Rome Convention

Formally refered to a European community agreement, the Rome Convention on the Law Applicable to Contractual Obligations (1980 OJ L 266/1), known as Rome I, but now refers to the Regulation (EC) No 593/2008 of the European Parliament and of the Council of 17 June 2008 on the law applicable to contractual obligations (Rome I).  In addition to the old Rome Convention, Regulation (EC) No 864/2007 of the European Parliament and of the Council of 11 July 2007 on the law applicable to non-contractual obligations (Rome II) has also been adopted. 

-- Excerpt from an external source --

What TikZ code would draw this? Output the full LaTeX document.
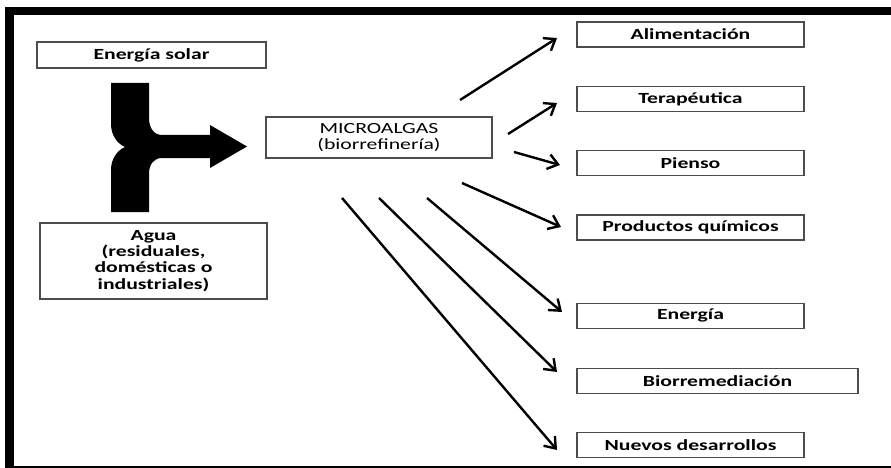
\documentclass[tikz,border=0pt]{standalone}
\usepackage{fontspec}
\setmainfont[FakeStretch=1.4]{Carlito}
\usetikzlibrary{arrows.meta, positioning, calc}

\begin{document}
\begin{tikzpicture}[
    x=1pt, y=-1pt,
    box/.style={rectangle, draw=black!70, line width=1.3pt, inner sep=0pt, align=center, minimum width=227pt, minimum height=25pt, font=\fontsize{15.5}{16.2}\selectfont\bfseries},
    arrow/.style={-{Straight Barb[length=10pt, width=15pt]}, line width=2.4pt},
    flow/.style={fill=black}
]
    \useasboundingbox (0,0) rectangle (891,468);

    % Frame
    \fill (5,7) rectangle (891,15);
    \fill (5,7) rectangle (14,468);
    \draw[line width=2pt] (5,466.5) -- (891,466.5);

    % Inputs
    \node[box, minimum width=229pt, minimum height=26pt] (solar) at (151.5,55) {Energía solar};
    \node[box, minimum height=76pt] (agua) at (153.5,261) {Agua\\(residuales,\\domésticas o\\industriales)};

    % Merging arrow
    \fill[flow] (111,83) -- (149,83) -- (149,118)
        .. controls (149,128) and (154,135) .. (162,135) -- (210,135) -- (210,125)
        -- (247,146.5) -- (210,168) -- (210,158) -- (162,158)
        .. controls (154,158) and (149,164) .. (149,174) -- (149,212) -- (111,212) -- (111,170)
        .. controls (111,158) and (118,150) .. (125,147)
        .. controls (118,144) and (111,136) .. (111,124) -- cycle;

    % Biorefinery
    \node[box, minimum width=226pt, minimum height=41pt, font=\fontsize{15.5}{16.2}\selectfont] (micro) at (379,137.5) {MICROALGAS\\(biorrefinería)};

    % Products
    \node[box] (alim) at (690.5,34.5) {Alimentación};
    \node[box, below=38pt of alim] (tera) {Terapéutica};
    \node[box, below=38pt of tera] (pienso) {Pienso};
    \node[box, below=38pt of pienso] (quim) {Productos químicos};
    \node[box, below=62pt of quim] (energia) {Energía};
    \node[box, minimum width=281pt, below=39pt of energia.south west, anchor=north west] (biorrem) {Biorremediación};
    \node[box, below=38pt of biorrem.south west, anchor=north west] (nuevos) {Nuevos desarrollos};

    % Arrow ends
    \coordinate (s1) at (460,100); \coordinate (e1) at (557,38);
    \coordinate (s2) at (508,134); \coordinate (e2) at (557,103);
    \coordinate (s3) at (514,152); \coordinate (e3) at (560,165);
    \coordinate (s4) at (462,183); \coordinate (e4) at (561,227);
    \coordinate (s5) at (427,198); \coordinate (e5) at (562,312);
    \coordinate (s6) at (379,198); \coordinate (e6) at (557,372);
    \coordinate (s7) at (342,198); \coordinate (e7) at (557,450);

    % Arrows
    \foreach \i in {1,...,7}
        \draw[arrow] (s\i) -- (e\i);

\end{tikzpicture}
\end{document}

In general Rome I seeks to settle what law will apply, where there is no choice of law provision in the contract. In such circumstances it governs what law will apply to contracts agreed between parties in more than one EU member state, and broadly requires that the law of the country with which a contractual obligation is most closely related shall be applied. However, it also includes two major exceptions, limiting the applicability of contractual choice of law clauses that would deprive a party of rights under consumer protection law or employment law.

Rome II seeks to settle waht law applies within the EU to non-contract disputes, i.e., most torts (but not libel/defamation), breaches of legal rights (delicts), industrial actions and worker rights, unfair competition, product liability and environmental damage.  It does not cover family law.